Nosal (1970) and Nikiforov (2002) showed that if graph G is $C_3$-free of size m, then the spectral radius of G satisfies $\lambda \left(G\right)\le \sqrt{m}$, equality holds if and only if G is a complete bipartite graph. Lin, Ning and Wu (2021) extended this result as: If G is a $C_3$-free non-bipartite graph of size m, then $\lambda \left(G\right)\le \sqrt{m-1}$, equality holds if and only if $G\cong C_5$. This result was extended by Li, Peng (2022) and Sun, Li (2023), independently, as the following: If G is a $\{C_3,C_5\}$-free non-bipartite graph with m edges, then $\lambda \left(G\right)\le \lambda \left(S_3\right(K_{2,\frac{m-3}{2}}\left)\right)$, equality holds if and only if m is odd and $G\cong S_3\left(K_{2,\frac{m-3}{2}}\right)$, where $S_3\left(K_{2,\frac{m-3}{2}}\right)$ is obtained from $K_{2,\frac{m-3}{2}}$ by replacing one of its edges by a path of length 4. This upper bound could be attained only if m is odd, since the extremal graph $S_3\left(K_{2,\frac{m-3}{2}}\right)$ is well-defined only in this case.
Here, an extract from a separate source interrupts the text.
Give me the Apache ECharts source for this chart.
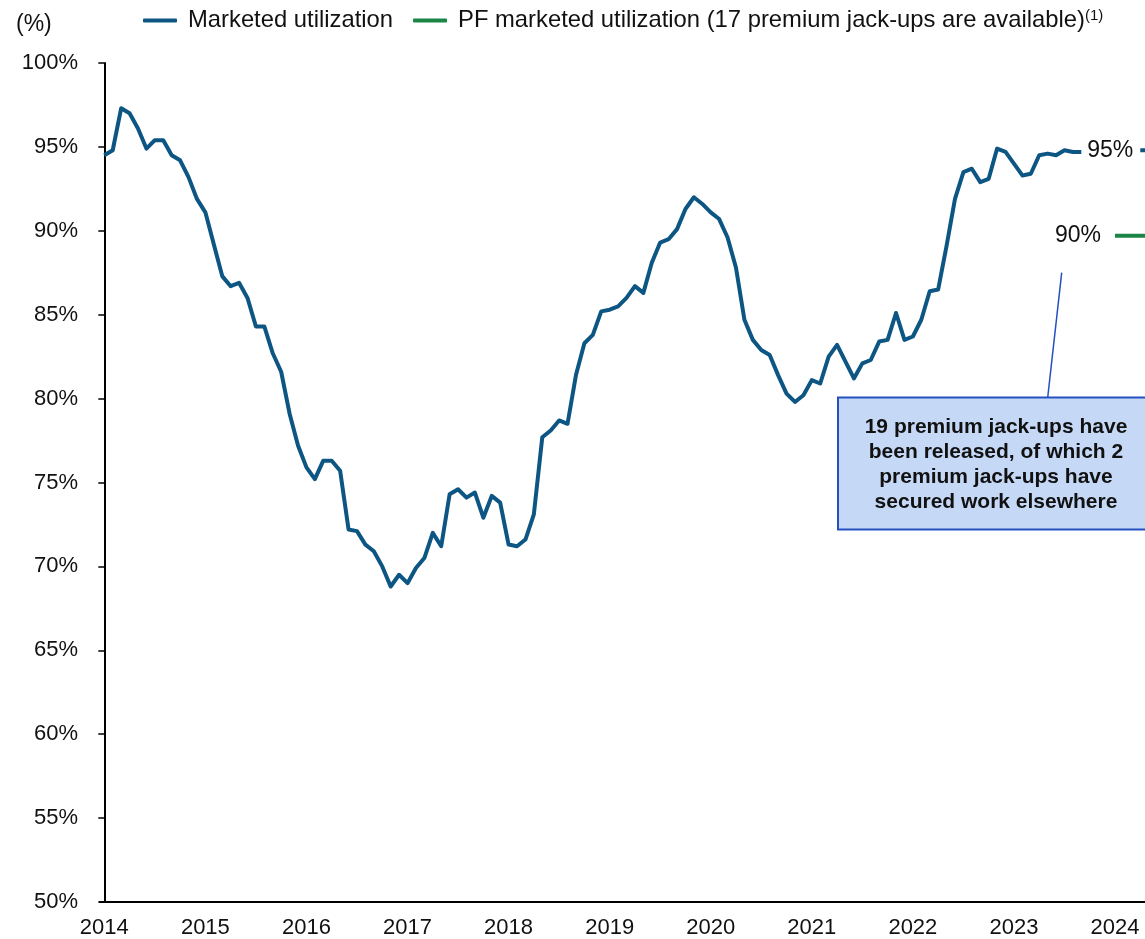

Thus, it is interesting to determine the spectral extremal graph when m is even. Sun and Li (2023) proposed the following question: Determine the graphs attaining the maximum spectral radius over all $\{C_3,C_5\}$-free non-bipartite graphs of even size m. In this contribution, we answer this question for $m\ge 150$. Our proof technique is mainly based on applying Cauchy's interlacing theorem of eigenvalues of a graph, and with the aid of Ning and Zhai's triangle counting lemma in terms of both eigenvalues and the size of a graph, together with the eigenvector method from Lou, Lu and Huang (2023).